Aim: Starting at the first line of the data, please print exactly those lines through the one that holds "const chart = echarts.init(document.getElementById('chart'));", omitting every picture.

Available data:
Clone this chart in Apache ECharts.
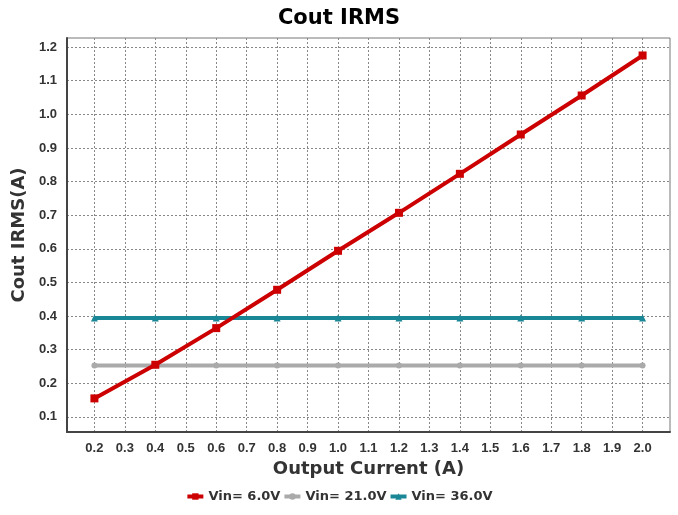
<!DOCTYPE html>
<html>
<head>
<meta charset="utf-8">
<script src="https://cdn.jsdelivr.net/npm/echarts@6/dist/echarts.min.js"></script>
<style>
  html, body { margin: 0; padding: 0; background: #fff; }
  #chart { width: 678px; height: 515px; }
</style>
</head>
<body>
<div id="chart"></div>
<script>
// data
const current = [0.2, 0.4, 0.6, 0.8, 1.0, 1.2, 1.4, 1.6, 1.8, 2.0];
const vin6 = [0.155, 0.255, 0.364, 0.478, 0.594, 0.707, 0.823, 0.940, 1.056, 1.175];
const vin21 = [0.253, 0.253, 0.253, 0.253, 0.253, 0.253, 0.253, 0.253, 0.253, 0.253];
const vin36 = [0.394, 0.394, 0.394, 0.394, 0.394, 0.394, 0.394, 0.394, 0.394, 0.394];
const xTicks = [0.2, 0.3, 0.4, 0.5, 0.6, 0.7, 0.8, 0.9, 1.0, 1.1, 1.2, 1.3, 1.4, 1.5, 1.6, 1.7, 1.8, 1.9, 2.0];
const yTicks = [0.1, 0.2, 0.3, 0.4, 0.5, 0.6, 0.7, 0.8, 0.9, 1.0, 1.1, 1.2];

const wide = '"DejaVu Sans", Verdana, sans-serif';
const narrow = '"Liberation Sans", Arial, sans-serif';
const pairs = ys => current.map((x, i) => [x, ys[i]]);

const chart = echarts.init(document.getElementById('chart'));

const mkSeries = (name, ys, color, symbol, size, z) => ({
  name: name,
  type: 'line',
  z: z,
  data: pairs(ys),
  symbol: symbol,
  symbolSize: size,
  lineStyle: { color: color, width: 4 },
  itemStyle: { color: color },
  animation: false
});

chart.setOption({
  title: {
    text: 'Cout IRMS',
    left: 'center',
    top: 3,
    textStyle: { fontFamily: wide, fontSize: 21, fontWeight: 'bold', color: '#000' }
  },
  legend: {
    bottom: 7,
    left: 'center',
    itemWidth: 16,
    itemHeight: 8,
    itemGap: 2,
    lineStyle: { width: 4 },
    textStyle: { fontFamily: wide, fontSize: 13, fontWeight: 'bold', color: '#333' },
    data: ['Vin= 6.0V', 'Vin= 21.0V', 'Vin= 36.0V']
  },
  grid: {
    left: 67, right: 8, top: 38, bottom: 83,
    show: true,
    borderColor: '#777',
    borderWidth: 1
  },
  xAxis: {
    type: 'value',
    min: 0.11,
    max: 2.09,
    name: 'Output Current (A)',
    nameLocation: 'middle',
    nameGap: 28,
    nameTextStyle: { fontFamily: wide, fontSize: 18, fontWeight: 'bold', color: '#333' },
    axisLine: { show: true, onZero: false, lineStyle: { color: '#444', width: 2 } },
    axisTick: { show: false, customValues: xTicks },
    axisLabel: {
      customValues: xTicks,
      formatter: v => v.toFixed(1),
      margin: 10,
      fontFamily: narrow, fontSize: 13, fontWeight: 'bold', color: '#333'
    },
    splitLine: { show: true, lineStyle: { color: '#888', type: [2, 2], width: 1 } }
  },
  yAxis: {
    type: 'value',
    min: 0.055,
    max: 1.227,
    name: 'Cout IRMS(A)',
    nameLocation: 'middle',
    nameGap: 35,
    nameTextStyle: { fontFamily: wide, fontSize: 18, fontWeight: 'bold', color: '#333' },
    axisLine: { show: true, onZero: false, lineStyle: { color: '#444', width: 2 } },
    axisTick: { show: false, customValues: yTicks },
    axisLabel: {
      customValues: yTicks,
      formatter: v => v.toFixed(1),
      margin: 10,
      fontFamily: narrow, fontSize: 13, fontWeight: 'bold', color: '#333'
    },
    splitLine: { show: true, lineStyle: { color: '#888', type: [2, 2], width: 1 } }
  },
  series: [
    mkSeries('Vin= 6.0V', vin6, '#cc0000', 'rect', 8, 4),
    mkSeries('Vin= 21.0V', vin21, '#aaaaaa', 'circle', 6, 2),
    mkSeries('Vin= 36.0V', vin36, '#1a8796', 'triangle', 7, 3)
  ]
});
</script>
</body>
</html>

In response:
Clone this chart in Apache ECharts.
<!DOCTYPE html>
<html>
<head>
<meta charset="utf-8">
<script src="https://cdn.jsdelivr.net/npm/echarts@6/dist/echarts.min.js"></script>
<style>
  html, body { margin: 0; padding: 0; background: #fff; }
  #chart { width: 678px; height: 515px; }
</style>
</head>
<body>
<div id="chart"></div>
<script>
// data
const current = [0.2, 0.4, 0.6, 0.8, 1.0, 1.2, 1.4, 1.6, 1.8, 2.0];
const vin6 = [0.155, 0.255, 0.364, 0.478, 0.594, 0.707, 0.823, 0.940, 1.056, 1.175];
const vin21 = [0.253, 0.253, 0.253, 0.253, 0.253, 0.253, 0.253, 0.253, 0.253, 0.253];
const vin36 = [0.394, 0.394, 0.394, 0.394, 0.394, 0.394, 0.394, 0.394, 0.394, 0.394];
const xTicks = [0.2, 0.3, 0.4, 0.5, 0.6, 0.7, 0.8, 0.9, 1.0, 1.1, 1.2, 1.3, 1.4, 1.5, 1.6, 1.7, 1.8, 1.9, 2.0];
const yTicks = [0.1, 0.2, 0.3, 0.4, 0.5, 0.6, 0.7, 0.8, 0.9, 1.0, 1.1, 1.2];

const wide = '"DejaVu Sans", Verdana, sans-serif';
const narrow = '"Liberation Sans", Arial, sans-serif';
const pairs = ys => current.map((x, i) => [x, ys[i]]);

const chart = echarts.init(document.getElementById('chart'));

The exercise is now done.